=== Collected material ===
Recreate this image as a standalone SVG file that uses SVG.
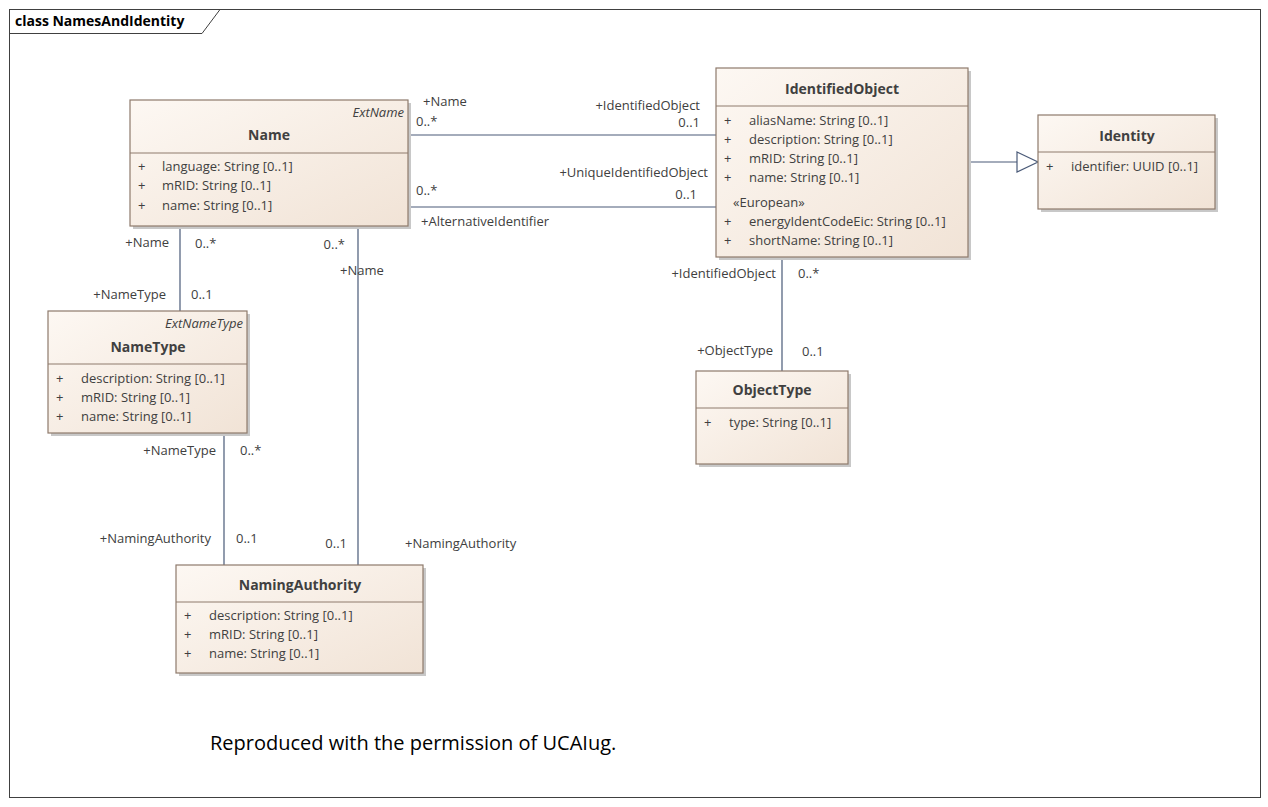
<svg xmlns="http://www.w3.org/2000/svg" width="1268" height="807" viewBox="0 0 1268 807">
<style>
text{font-family:"Open Sans","Liberation Sans",sans-serif;font-size:13px;fill:#404040}
.t{font-weight:bold;font-size:14px;text-anchor:middle}
.s{font-style:italic;text-anchor:end}
.b{fill:url(#g);stroke:#8e7a6c;stroke-width:1.2}
.sh{fill:#c8c8c8}
.d{stroke:#8e7a6c;stroke-width:1}
.c{stroke:#4a5a78;stroke-width:1.2;fill:none}
</style>
<defs>
<linearGradient id="g" x1="0" y1="0" x2="1" y2="1"><stop offset="0" stop-color="#fdf8f3"/><stop offset="1" stop-color="#f1e3d6"/></linearGradient>
</defs>
<rect x="0" y="0" width="1268" height="807" fill="#fff"/>
<rect x="9.5" y="9.5" width="1251" height="788" fill="none" stroke="#404040"/>
<path d="M9.5 33.5H202L220 9.5" fill="none" stroke="#404040"/>
<text x="15" y="26" style="font-weight:bold;font-size:14px;fill:#000">class NamesAndIdentity</text>
<g id="connectors">
<path class="c" d="M408 135H716M408 207H716M180 226V311M358 226V565M224 433V565M782 257V371M968 162H1017"/>
<path d="M1017 152L1038 162L1017 172Z" fill="#fff" stroke="#4a5a78" stroke-width="1.2"/>
<text x="423" y="106">+Name</text><text x="416" y="126">0..*</text>
<text x="700" y="110" text-anchor="end">+IdentifiedObject</text><text x="700" y="127" text-anchor="end">0..1</text>
<text x="416" y="195">0..*</text><text x="421" y="226">+AlternativeIdentifier</text>
<text x="708" y="177" text-anchor="end">+UniqueIdentifiedObject</text><text x="697" y="199" text-anchor="end">0..1</text>
<text x="169" y="247" text-anchor="end">+Name</text><text x="195" y="248">0..*</text>
<text x="166" y="299" text-anchor="end">+NameType</text><text x="191" y="299">0..1</text>
<text x="345" y="249" text-anchor="end">0..*</text><text x="340" y="275">+Name</text>
<text x="216" y="455" text-anchor="end">+NameType</text><text x="240" y="455">0..*</text>
<text x="211" y="543" text-anchor="end">+NamingAuthority</text><text x="236" y="543">0..1</text>
<text x="347" y="548" text-anchor="end">0..1</text><text x="405" y="548">+NamingAuthority</text>
<text x="776" y="278" text-anchor="end">+IdentifiedObject</text><text x="798" y="278">0..*</text>
<text x="773" y="355" text-anchor="end">+ObjectType</text><text x="802" y="356">0..1</text>
</g>
<g id="Name">
<rect class="sh" x="133" y="103" width="278" height="126"/>
<rect class="b" x="130" y="100" width="278" height="126"/>
<line class="d" x1="130" y1="153" x2="408" y2="153"/>
<text class="s" x="404" y="117">ExtName</text>
<text class="t" x="269" y="140">Name</text>
<text x="138" y="171">+</text><text x="162" y="171">language: String [0..1]</text>
<text x="138" y="190">+</text><text x="162" y="190">mRID: String [0..1]</text>
<text x="138" y="210">+</text><text x="162" y="210">name: String [0..1]</text>
</g>
<g id="NameType">
<rect class="sh" x="51" y="314" width="199" height="122"/>
<rect class="b" x="48" y="311" width="199" height="122"/>
<line class="d" x1="48" y1="364" x2="247" y2="364"/>
<text class="s" x="243" y="328">ExtNameType</text>
<text class="t" x="148" y="352">NameType</text>
<text x="56" y="383">+</text><text x="81" y="383">description: String [0..1]</text>
<text x="56" y="402">+</text><text x="81" y="402">mRID: String [0..1]</text>
<text x="56" y="421">+</text><text x="81" y="421">name: String [0..1]</text>
</g>
<g id="NamingAuthority">
<rect class="sh" x="179" y="568" width="247" height="108"/>
<rect class="b" x="176" y="565" width="247" height="108"/>
<line class="d" x1="176" y1="602" x2="423" y2="602"/>
<text class="t" x="300" y="590">NamingAuthority</text>
<text x="184" y="620">+</text><text x="209" y="620">description: String [0..1]</text>
<text x="184" y="639">+</text><text x="209" y="639">mRID: String [0..1]</text>
<text x="184" y="658">+</text><text x="209" y="658">name: String [0..1]</text>
</g>
<g id="IdentifiedObject">
<rect class="sh" x="719" y="71" width="252" height="189"/>
<rect class="b" x="716" y="68" width="252" height="189"/>
<line class="d" x1="716" y1="106" x2="968" y2="106"/>
<text class="t" x="842" y="94">IdentifiedObject</text>
<text x="724" y="125">+</text><text x="749" y="125">aliasName: String [0..1]</text>
<text x="724" y="144">+</text><text x="749" y="144">description: String [0..1]</text>
<text x="724" y="163">+</text><text x="749" y="163">mRID: String [0..1]</text>
<text x="724" y="182">+</text><text x="749" y="182">name: String [0..1]</text>
<text x="733" y="207">«European»</text>
<text x="724" y="226">+</text><text x="749" y="226">energyIdentCodeEic: String [0..1]</text>
<text x="724" y="245">+</text><text x="749" y="245">shortName: String [0..1]</text>
</g>
<g id="Identity">
<rect class="sh" x="1041" y="118" width="177" height="94"/>
<rect class="b" x="1038" y="115" width="177" height="94"/>
<line class="d" x1="1038" y1="152" x2="1215" y2="152"/>
<text class="t" x="1127" y="141">Identity</text>
<text x="1046" y="171">+</text><text x="1071" y="171">identifier: UUID [0..1]</text>
</g>
<g id="ObjectType">
<rect class="sh" x="699" y="374" width="152" height="93"/>
<rect class="b" x="696" y="371" width="152" height="93"/>
<line class="d" x1="696" y1="408" x2="848" y2="408"/>
<text class="t" x="772" y="395">ObjectType</text>
<text x="704" y="427">+</text><text x="729" y="427">type: String [0..1]</text>
</g>
<text x="210" y="750" style="font-size:20px;fill:#000">Reproduced with the permission of UCAIug.</text>
</svg>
===
» **Given instruction**
The data above needs to be retyped exactly, with the images left out.

» **Full answer**
Recreate this image as a standalone SVG file that uses SVG.
<svg xmlns="http://www.w3.org/2000/svg" width="1268" height="807" viewBox="0 0 1268 807">
<style>
text{font-family:"Open Sans","Liberation Sans",sans-serif;font-size:13px;fill:#404040}
.t{font-weight:bold;font-size:14px;text-anchor:middle}
.s{font-style:italic;text-anchor:end}
.b{fill:url(#g);stroke:#8e7a6c;stroke-width:1.2}
.sh{fill:#c8c8c8}
.d{stroke:#8e7a6c;stroke-width:1}
.c{stroke:#4a5a78;stroke-width:1.2;fill:none}
</style>
<defs>
<linearGradient id="g" x1="0" y1="0" x2="1" y2="1"><stop offset="0" stop-color="#fdf8f3"/><stop offset="1" stop-color="#f1e3d6"/></linearGradient>
</defs>
<rect x="0" y="0" width="1268" height="807" fill="#fff"/>
<rect x="9.5" y="9.5" width="1251" height="788" fill="none" stroke="#404040"/>
<path d="M9.5 33.5H202L220 9.5" fill="none" stroke="#404040"/>
<text x="15" y="26" style="font-weight:bold;font-size:14px;fill:#000">class NamesAndIdentity</text>
<g id="connectors">
<path class="c" d="M408 135H716M408 207H716M180 226V311M358 226V565M224 433V565M782 257V371M968 162H1017"/>
<path d="M1017 152L1038 162L1017 172Z" fill="#fff" stroke="#4a5a78" stroke-width="1.2"/>
<text x="423" y="106">+Name</text><text x="416" y="126">0..*</text>
<text x="700" y="110" text-anchor="end">+IdentifiedObject</text><text x="700" y="127" text-anchor="end">0..1</text>
<text x="416" y="195">0..*</text><text x="421" y="226">+AlternativeIdentifier</text>
<text x="708" y="177" text-anchor="end">+UniqueIdentifiedObject</text><text x="697" y="199" text-anchor="end">0..1</text>
<text x="169" y="247" text-anchor="end">+Name</text><text x="195" y="248">0..*</text>
<text x="166" y="299" text-anchor="end">+NameType</text><text x="191" y="299">0..1</text>
<text x="345" y="249" text-anchor="end">0..*</text><text x="340" y="275">+Name</text>
<text x="216" y="455" text-anchor="end">+NameType</text><text x="240" y="455">0..*</text>
<text x="211" y="543" text-anchor="end">+NamingAuthority</text><text x="236" y="543">0..1</text>
<text x="347" y="548" text-anchor="end">0..1</text><text x="405" y="548">+NamingAuthority</text>
<text x="776" y="278" text-anchor="end">+IdentifiedObject</text><text x="798" y="278">0..*</text>
<text x="773" y="355" text-anchor="end">+ObjectType</text><text x="802" y="356">0..1</text>
</g>
<g id="Name">
<rect class="sh" x="133" y="103" width="278" height="126"/>
<rect class="b" x="130" y="100" width="278" height="126"/>
<line class="d" x1="130" y1="153" x2="408" y2="153"/>
<text class="s" x="404" y="117">ExtName</text>
<text class="t" x="269" y="140">Name</text>
<text x="138" y="171">+</text><text x="162" y="171">language: String [0..1]</text>
<text x="138" y="190">+</text><text x="162" y="190">mRID: String [0..1]</text>
<text x="138" y="210">+</text><text x="162" y="210">name: String [0..1]</text>
</g>
<g id="NameType">
<rect class="sh" x="51" y="314" width="199" height="122"/>
<rect class="b" x="48" y="311" width="199" height="122"/>
<line class="d" x1="48" y1="364" x2="247" y2="364"/>
<text class="s" x="243" y="328">ExtNameType</text>
<text class="t" x="148" y="352">NameType</text>
<text x="56" y="383">+</text><text x="81" y="383">description: String [0..1]</text>
<text x="56" y="402">+</text><text x="81" y="402">mRID: String [0..1]</text>
<text x="56" y="421">+</text><text x="81" y="421">name: String [0..1]</text>
</g>
<g id="NamingAuthority">
<rect class="sh" x="179" y="568" width="247" height="108"/>
<rect class="b" x="176" y="565" width="247" height="108"/>
<line class="d" x1="176" y1="602" x2="423" y2="602"/>
<text class="t" x="300" y="590">NamingAuthority</text>
<text x="184" y="620">+</text><text x="209" y="620">description: String [0..1]</text>
<text x="184" y="639">+</text><text x="209" y="639">mRID: String [0..1]</text>
<text x="184" y="658">+</text><text x="209" y="658">name: String [0..1]</text>
</g>
<g id="IdentifiedObject">
<rect class="sh" x="719" y="71" width="252" height="189"/>
<rect class="b" x="716" y="68" width="252" height="189"/>
<line class="d" x1="716" y1="106" x2="968" y2="106"/>
<text class="t" x="842" y="94">IdentifiedObject</text>
<text x="724" y="125">+</text><text x="749" y="125">aliasName: String [0..1]</text>
<text x="724" y="144">+</text><text x="749" y="144">description: String [0..1]</text>
<text x="724" y="163">+</text><text x="749" y="163">mRID: String [0..1]</text>
<text x="724" y="182">+</text><text x="749" y="182">name: String [0..1]</text>
<text x="733" y="207">«European»</text>
<text x="724" y="226">+</text><text x="749" y="226">energyIdentCodeEic: String [0..1]</text>
<text x="724" y="245">+</text><text x="749" y="245">shortName: String [0..1]</text>
</g>
<g id="Identity">
<rect class="sh" x="1041" y="118" width="177" height="94"/>
<rect class="b" x="1038" y="115" width="177" height="94"/>
<line class="d" x1="1038" y1="152" x2="1215" y2="152"/>
<text class="t" x="1127" y="141">Identity</text>
<text x="1046" y="171">+</text><text x="1071" y="171">identifier: UUID [0..1]</text>
</g>
<g id="ObjectType">
<rect class="sh" x="699" y="374" width="152" height="93"/>
<rect class="b" x="696" y="371" width="152" height="93"/>
<line class="d" x1="696" y1="408" x2="848" y2="408"/>
<text class="t" x="772" y="395">ObjectType</text>
<text x="704" y="427">+</text><text x="729" y="427">type: String [0..1]</text>
</g>
<text x="210" y="750" style="font-size:20px;fill:#000">Reproduced with the permission of UCAIug.</text>
</svg>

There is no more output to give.